Figure scripts:
--------

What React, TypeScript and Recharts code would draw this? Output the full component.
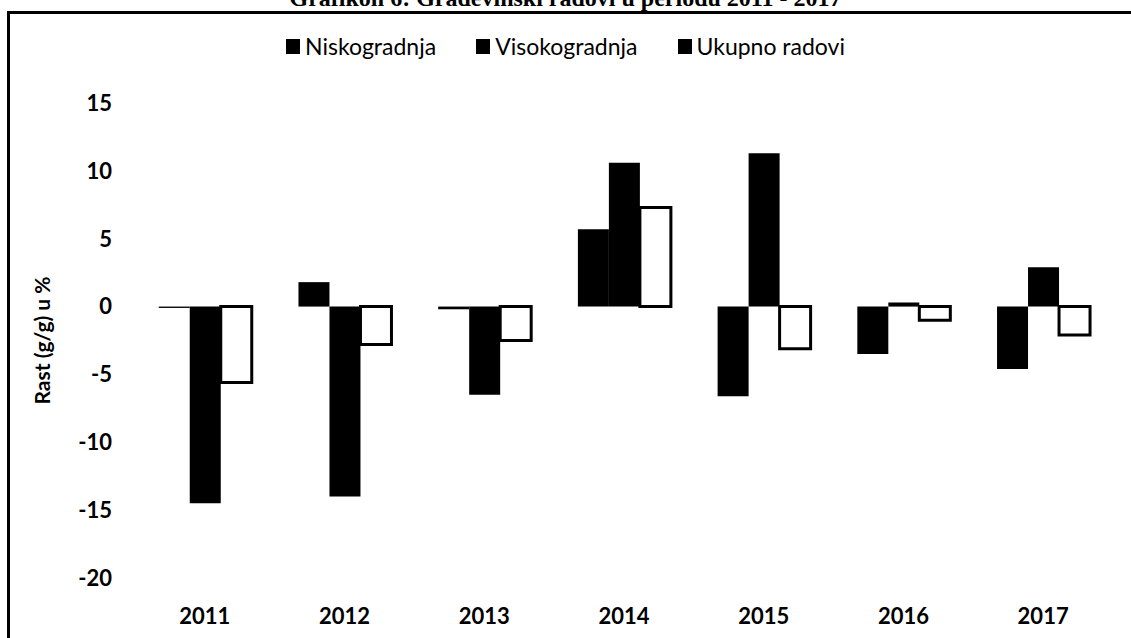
import { BarChart, Bar, XAxis, YAxis } from 'recharts'

const years = ['2011', '2012', '2013', '2014', '2015', '2016', '2017']
const niskogradnja = [-0.1, 1.8, -0.2, 5.7, -6.6, -3.5, -4.6]
const visokogradnja = [-14.5, -14.0, -6.5, 10.6, 11.3, 0.3, 2.9]
const ukupnoRadovi = [-5.6, -2.8, -2.5, 7.3, -3.1, -1.0, -2.1]
const yTicks = [-20, -15, -10, -5, 0, 5, 10, 15]

const legendItems = ['Niskogradnja', 'Visokogradnja', 'Ukupno radovi']

const data = years.map((year, i) => ({
  year,
  nisko: niskogradnja[i],
  visoko: visokogradnja[i],
  ukupno: ukupnoRadovi[i],
}))

const FONT = 'Lato, "Open Sans", sans-serif'
const TICK = { fontSize: 22, fontWeight: 700, fill: '#000', fontFamily: FONT }

export default function App() {
  return (
    <div
      style={{
        position: 'fixed', left: 0, top: 0, width: 1131, height: 638,
        overflow: 'hidden', background: '#fff',
      }}
    >
      {/* scanned title, mostly cut off by the top of the page */}
      <div
        style={{
          position: 'absolute', left: 0, top: -14, width: 1131,
          textAlign: 'center', fontFamily: '"Liberation Serif", serif',
          fontWeight: 700, fontSize: 24, lineHeight: '24px',
        }}
      >
        Grafikon 6: Građevinski radovi u periodu 2011 - 2017
      </div>

      {/* frame */}
      <div
        style={{
          position: 'absolute', left: 7, top: 11, width: 1300, height: 800,
          borderLeft: '3px solid #000', borderTop: '3px solid #000',
        }}
      />

      {/* legend */}
      <div
        style={{
          position: 'absolute', left: 0, top: 32, width: 1131,
          display: 'flex', justifyContent: 'center', gap: 40,
          fontFamily: FONT, fontSize: 23, lineHeight: '28px', color: '#000',
        }}
      >
        {legendItems.map((name) => (
          <span key={name} style={{ display: 'flex', alignItems: 'center' }}>
            <span style={{ width: 14, height: 15, background: '#000', marginRight: 5 }} />
            {name}
          </span>
        ))}
      </div>

      <div style={{ position: 'absolute', left: 0, top: 0 }}>
        <BarChart
          width={1131}
          height={638}
          data={data}
          margin={{ top: 103, right: 18, left: 35, bottom: 20 }}
          barGap={0}
          barCategoryGap="17%"
        >
          <XAxis
            dataKey="year"
            axisLine={false}
            tickLine={false}
            tickMargin={24}
            height={40}
            tick={TICK}
          />
          <YAxis
            domain={[-20, 15]}
            ticks={yTicks}
            width={100}
            axisLine={false}
            tickLine={false}
            tickMargin={17}
            tick={TICK}
            label={{
              value: 'Rast (g/g) u %',
              angle: -90,
              position: 'insideLeft',
              offset: 8,
              style: { fontSize: 21, fontWeight: 700, fill: '#000', fontFamily: FONT, textAnchor: 'middle' },
            }}
          />
          <Bar dataKey="nisko" name="Niskogradnja" fill="#000" isAnimationActive={false} />
          <Bar dataKey="visoko" name="Visokogradnja" fill="#000" isAnimationActive={false} />
          <Bar
            dataKey="ukupno"
            name="Ukupno radovi"
            fill="#fff"
            stroke="#000"
            strokeWidth={3}
            isAnimationActive={false}
          />
        </BarChart>
      </div>
    </div>
  )
}
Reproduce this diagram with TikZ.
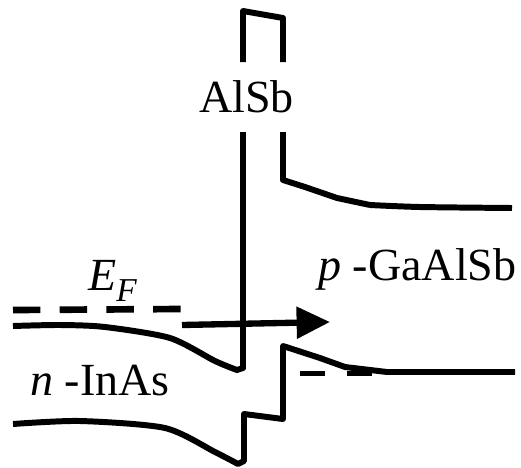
\documentclass[tikz,border=0pt]{standalone}
\usepackage{fontspec}
\setmainfont{Liberation Serif}
\usetikzlibrary{arrows.meta, positioning}

\begin{document}
\begin{tikzpicture}[
                x=0.02cm, y=-0.02cm,
                label/.style={inner sep=0pt, anchor=base west, font=\fontsize{26.2}{30}\selectfont},
                band/.style={line width=3.4pt, line join=round},
                fermi/.style={line width=3.8pt, dash pattern=on 15.6pt off 11pt},
                fermiright/.style={line width=2.8pt, dash pattern=on 14.5pt off 12pt},
                arrow/.style={line width=3.6pt, -{Triangle[length=19pt, width=17.5pt]}}
            ]
                \useasboundingbox (0,0) rectangle (521,467);

                % Nodes
                \node (alsb) [label] at (199,112) {AlSb};
                \node (fermilabel) [label] at (88,290) {\textit{E}\raisebox{-0.24em}{\fontsize{19}{20}\selectfont\textit{F}}};
                \node (inas) [label] at (30,395) {\textit{n} -InAs};
                \node (gaalsb) [label] at (318,280) {\textit{p} -GaAlSb};

                % Conduction band
                \draw [band] plot [smooth, tension=0.45] coordinates {(13,326) (60,325) (105,327) (170,338) (215,361) (237,370)} -- (243,368) -- (243,132);
                \draw [band] (243,62) -- (243,11) -- (283,18) -- (283,62);
                \draw [band] (283,132) -- (283,180) -- (305,187) -- (337,198) -- (370,205) plot [smooth, tension=0.45] coordinates {(370,205) (420,207) (512,208)};

                % Valence band
                \draw [band] plot [smooth, tension=0.45] coordinates {(13,424) (80,421) (165,428) (215,452) (238,464)} -- (244,461) -- (244,414) -- (283,419) -- (283,346) -- (320,358) -- (345,367) -- (387,372) -- (515,372);

                % Fermi levels
                \coordinate (fermileft) at (13,310);
                \coordinate (fermileftend) at (183,309);
                \coordinate (fermistart) at (300,373.5);
                \coordinate (fermiend) at (373,373.5);
                \draw [fermi] (fermileft) -- (fermileftend);
                \draw [fermiright] (fermistart) -- (fermiend);

                % Arrows
                \coordinate (tunnelstart) at (182,325);
                \coordinate (tunnelend) at (330,322);
                \draw [arrow] (tunnelstart) -- (tunnelend);
            \end{tikzpicture}
\end{document}
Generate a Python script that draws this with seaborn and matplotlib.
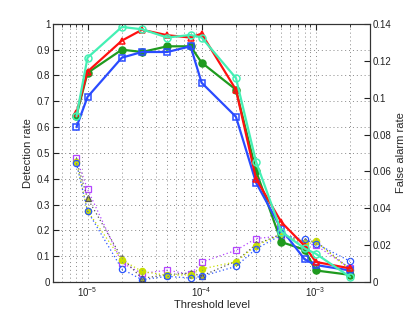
import numpy as np
import pandas as pd
import matplotlib
matplotlib.use('Agg')
import matplotlib.pyplot as plt
import matplotlib.ticker as mticker
import seaborn as sns

sns.set_style('white')
plt.rcParams['font.family'] = ['Liberation Sans', 'DejaVu Sans']
plt.rcParams['mathtext.fontset'] = 'custom'
plt.rcParams['mathtext.rm'] = 'Liberation Sans'

# threshold levels
thr = [8e-6, 1e-5, 2e-5, 3e-5, 5e-5, 8e-5, 1e-4, 2e-4, 3e-4, 5e-4, 8e-4, 1e-3, 2e-3]

# detection rate (left axis)
det_red = [0.655, 0.815, 0.935, 0.977, 0.956, 0.947, 0.962, 0.745, 0.40, 0.232, 0.14, 0.078, 0.053]
det_green = [0.645, 0.81, 0.90, 0.891, 0.913, 0.913, 0.85, 0.745, 0.43, 0.155, 0.125, 0.045, 0.028]
det_blue = [0.60, 0.717, 0.869, 0.891, 0.891, 0.913, 0.772, 0.64, 0.385, 0.205, 0.088, 0.066, 0.045]
det_cyan = [0.642, 0.869, 0.988, 0.979, 0.947, 0.957, 0.947, 0.79, 0.466, 0.195, 0.13, 0.11, 0.02]

# false alarm rate (right axis)
fa_purple = [0.0671, 0.0503, 0.0104, 0.0047, 0.0064, 0.0042, 0.0108, 0.0172, 0.0236, 0.025, 0.021, 0.020, 0.0075]
fa_gray = [0.0656, 0.0454, 0.0131, 0.002, 0.004, 0.0049, 0.0033, 0.0113, 0.0204, 0.026, 0.022, 0.0222, 0.0071]
fa_yellow = [0.065, 0.0385, 0.012, 0.0058, 0.0036, 0.004, 0.0071, 0.011, 0.0198, 0.026, 0.021, 0.022, 0.0066]
fa_blue = [0.0644, 0.0385, 0.0071, 0.0013, 0.0031, 0.0022, 0.0031, 0.0085, 0.018, 0.0255, 0.0231, 0.0209, 0.0113]

fig = plt.figure(figsize=(4.09, 3.18), dpi=100)
ax = fig.add_axes([0.13, 0.113, 0.775, 0.812])
ax2 = ax.twinx()

# dotted false alarm curves (twin axis)
fa_series = [
    (fa_purple, '#b444ff', 's', 'none'),
    (fa_gray, '#555555', '^', '#b8c020'),
    (fa_yellow, '#c8e000', 'o', '#c8e000'),
    (fa_blue, '#2a55ff', 'o', 'none'),
]
for vals, col, mk, fc in fa_series:
    sns.lineplot(x=thr, y=vals, ax=ax2, color=col, linestyle=(0, (1, 2)), linewidth=0.9,
                 marker=mk, markersize=4.5, markerfacecolor=fc, markeredgecolor=col,
                 markeredgewidth=0.9)

det_series = [
    (det_green, '#1f9a1f', 'o', '#1f9a1f'),
    (det_blue, '#2a4bff', 's', 'none'),
    (det_red, '#ff1010', '^', 'none'),
    (det_cyan, '#44f0b4', 'o', 'none'),
]
for vals, col, mk, fc in det_series:
    sns.lineplot(x=thr, y=vals, ax=ax, color=col, linewidth=1.6,
                 marker=mk, markersize=5, markerfacecolor=fc, markeredgecolor=col,
                 markeredgewidth=1.1)

ax.set_xscale('log')
ax.set_xlim(5e-6, 3e-3)
ax.set_ylim(0, 1)
ax2.set_ylim(0, 0.14)
ax.set_yticks(np.arange(0, 1.01, 0.1))
ax2.set_yticks(np.arange(0, 0.141, 0.02))
fmt = mticker.FuncFormatter(lambda v, p: '%g' % round(v, 3))
ax.yaxis.set_major_formatter(fmt)
ax2.yaxis.set_major_formatter(fmt)

ax.grid(True, which='major', axis='both', linestyle=(0, (1, 3)), color='#888888', linewidth=0.7)
ax.grid(True, which='minor', axis='x', linestyle=(0, (1, 3)), color='#888888', linewidth=0.7)
ax.set_zorder(ax2.get_zorder() + 1)
ax.patch.set_visible(False)

for a in (ax, ax2):
    for s in a.spines.values():
        s.set_color('#333333')
        s.set_linewidth(0.8)
ax.tick_params(axis='both', which='both', direction='in', labelsize=7, colors='#222222', top=True, pad=2)
ax.tick_params(axis='y', right=False)
ax.tick_params(which='major', length=4)
ax.tick_params(which='minor', length=2)
ax2.tick_params(axis='y', direction='in', labelsize=7, colors='#222222', length=4, pad=2)

ax.set_xlabel('Threshold level', fontsize=8, labelpad=1)
ax.set_ylabel('Detection rate', fontsize=8, labelpad=3)
ax2.set_ylabel('False alarm rate', fontsize=8, labelpad=3)

fig.savefig('out.png', dpi=100)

--------

> _Given request_
From the records above, transcribe exactly the lines starting at the one containing "Reproduce this diagram with TikZ." and ending at the one containing "(gaalsb) [label] at". Skip the pictures.

> _Task response_
Reproduce this diagram with TikZ.
\documentclass[tikz,border=0pt]{standalone}
\usepackage{fontspec}
\setmainfont{Liberation Serif}
\usetikzlibrary{arrows.meta, positioning}

\begin{document}
\begin{tikzpicture}[
                x=0.02cm, y=-0.02cm,
                label/.style={inner sep=0pt, anchor=base west, font=\fontsize{26.2}{30}\selectfont},
                band/.style={line width=3.4pt, line join=round},
                fermi/.style={line width=3.8pt, dash pattern=on 15.6pt off 11pt},
                fermiright/.style={line width=2.8pt, dash pattern=on 14.5pt off 12pt},
                arrow/.style={line width=3.6pt, -{Triangle[length=19pt, width=17.5pt]}}
            ]
                \useasboundingbox (0,0) rectangle (521,467);

                % Nodes
                \node (alsb) [label] at (199,112) {AlSb};
                \node (fermilabel) [label] at (88,290) {\textit{E}\raisebox{-0.24em}{\fontsize{19}{20}\selectfont\textit{F}}};
                \node (inas) [label] at (30,395) {\textit{n} -InAs};
                \node (gaalsb) [label] at (318,280) {\textit{p} -GaAlSb};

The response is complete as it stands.